Inventing is one of my passions and as an IBM Master Inventor I’ve been fortunate enough to work on several interesting patents.  IBM has been the United States patenting leader for the past 25 years.  As I near 50 patent issuances I would like to highlight a few of my favorite patents I invented that have been issued.

Corpus quality analysis (US9754207B2)
AI systems live and die based on the quality of their data. Given an AI system using some amount of data we want to analyze a new data source to see if it is worth (in money and/or time) adding that new data to our AI system. The analysis in this patent includes a search for positive and negative features in the new data source, since we want to both verify we are adding high-quality documents and that we are NOT adding low-quality or worse yet “misleading” documents.

Cognitive security for voice phishing activity (US9966078B2)
This patent describes an AI system that protects you from phishing attacks by analyzing conversation patterns and detecting suspicious patterns. The system sits between you and the caller, intercepting suspicious questions and prompting the phisher for information that only a legitimate caller could know. For instance if the caller asks for a password to “check an account”, the AI system asks the caller to provide secret information such as the callee’s account number or mother’s maiden name.

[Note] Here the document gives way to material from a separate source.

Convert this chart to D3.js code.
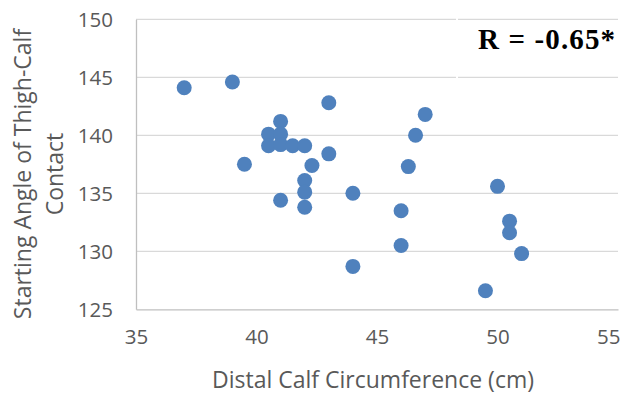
<!DOCTYPE html>
<html>
<head>
<meta charset="utf-8">
<script src="https://cdn.jsdelivr.net/npm/d3@7"></script>
<style>
  html, body { margin: 0; padding: 0; background: #fff; }
  svg { display: block; }
</style>
</head>
<body>
<svg id="chart" width="629" height="397"></svg>
<script>
// Distal calf circumference (cm) and starting angle of thigh-calf contact (deg)
const circumference = [37, 39, 43, 47, 41, 46.6, 40.5, 41, 40.5, 41, 41.5, 42, 43, 39.5, 42.3,
  46.3, 42, 50, 42, 44, 41, 42, 46, 50.5, 50.5, 46, 51, 44, 49.5];
const startAngle = [144.1, 144.6, 142.8, 141.8, 141.2, 140.0, 140.1, 140.1, 139.1, 139.2, 139.1, 139.1, 138.4, 137.5, 137.4,
  137.3, 136.1, 135.6, 135.1, 135.0, 134.4, 133.8, 133.5, 132.6, 131.6, 130.5, 129.8, 128.7, 126.6];

const xTicks = [35, 40, 45, 50, 55];
const yTicks = [125, 130, 135, 140, 145, 150];
const xTitle = "Distal Calf Circumference (cm)";
const yTitleLines = ["Starting Angle of Thigh-Calf", "Contact"];
const rLabel = "R = -0.65*";

const svg = d3.select("#chart");
const plotLeft = 136, plotRight = 618, plotTop = 19.3, plotBottom = 309.3;

const x = d3.scaleLinear().domain([35, 55]).range([plotLeft, plotRight]);
const y = d3.scaleLinear().domain([125, 150]).range([plotBottom, plotTop]);

const font = "'Open Sans', sans-serif";
const textColor = "#595959";

// horizontal gridlines
svg.append("g")
  .selectAll("line")
  .data(yTicks.filter(d => d !== 125))
  .join("line")
  .attr("x1", plotLeft).attr("x2", plotRight)
  .attr("y1", d => y(d)).attr("y2", d => y(d))
  .attr("stroke", "#d9d9d9").attr("stroke-width", 1.3);

// frame edge of the annotation box
svg.append("line")
  .attr("x1", 457).attr("x2", 457).attr("y1", 8).attr("y2", 90)
  .attr("stroke", "#fff").attr("stroke-width", 2);

// y axis
const yAxis = svg.append("g")
  .attr("transform", `translate(${plotLeft},0)`)
  .call(d3.axisLeft(y).tickValues(yTicks).tickSize(0).tickPadding(23));
yAxis.select(".domain").attr("stroke", "#bfbfbf").attr("stroke-width", 1.3);
yAxis.selectAll("text")
  .attr("font-family", font).attr("font-size", 20.5).attr("fill", textColor)
  .attr("dy", "0.36em");

// x axis
const xAxis = svg.append("g")
  .attr("transform", `translate(0,${plotBottom})`)
  .call(d3.axisBottom(x).tickValues(xTicks).tickSize(0).tickPadding(20));
xAxis.select(".domain").attr("stroke", "#bfbfbf").attr("stroke-width", 1.3);
xAxis.selectAll("text")
  .attr("font-family", font).attr("font-size", 20.5).attr("fill", textColor)
  .attr("dy", "0.71em");
// keep the last tick label inside the drawing
xAxis.selectAll(".tick").filter(d => d === 55).select("text")
  .attr("text-anchor", "end").attr("dx", 2);

// axis titles
svg.append("text")
  .attr("x", 373).attr("y", 388)
  .attr("text-anchor", "middle")
  .attr("font-family", font).attr("font-size", 23).attr("fill", textColor)
  .text(xTitle);

const yTitle = svg.append("text")
  .attr("transform", "translate(0,174) rotate(-90)")
  .attr("text-anchor", "middle")
  .attr("font-family", font).attr("font-size", 23).attr("fill", textColor);
yTitle.selectAll("tspan")
  .data(yTitleLines)
  .join("tspan")
  .attr("x", 0)
  .attr("y", (d, i) => 31 + i * 32)
  .text(d => d);

// points
svg.append("g")
  .selectAll("circle")
  .data(circumference.map((c, i) => [c, startAngle[i]]))
  .join("circle")
  .attr("cx", d => x(d[0]))
  .attr("cy", d => y(d[1]))
  .attr("r", 7.5)
  .attr("fill", "#4f81bd");

// correlation annotation
svg.append("text")
  .attr("x", 615).attr("y", 49)
  .attr("text-anchor", "end")
  .attr("font-family", "'Liberation Serif', 'Times New Roman', serif")
  .attr("font-weight", "bold")
  .attr("font-size", 29)
  .attr("textLength", 137)
  .attr("lengthAdjust", "spacing")
  .attr("fill", "#000")
  .text(rLabel);
</script>
</body>
</html>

Linguistic based determination of text location origin (US9514125B1) 
Linguistic based determination of text creation date (US9436677B1)
This pair of patents helps answer the question “when and where did this text come from?” Language and cultural norms evolve quickly, memes come and go, and with knowledge of these patterns we can quickly suggest when text may have been written. Having good metadata around text is useful in an AI system and methods like these patents to recover that text metadata are valuable.

Cognitive digital security assistant utilizing security statements to control personal data access (US9600687B2)
Every day we interact with digital systems that ask us for more and more data. Laws such as GDPR have been introduced to make explicit why these systems are asking us for our data and what they will do with it, however it is still cumbersome to go through all of these requests and decide which ones to allow and which to deny. This patent describes an AI system that parses data access request and the accompanying benefit statements, compares them to a set of personal preferences, and automatically approves the ones matching your preferences and denies the ones that don’t.

Dynamically gain and produce insight from a table using NLP (US9286290B2)
When a table structure is known and well-formed, machines can quickly extract all of the information in the table, but not understand which parts of the table are most significant. Contrast this to when humans read a table, they scan the table and quickly extract insights such as table cells with maximal/minimal values or those with very high (or low) variance. This patent helps a machine extract just these most valuable insight statements for narration and storage, thus maximizing the use of storage and index space for table data, which is especially helpful on very large tables.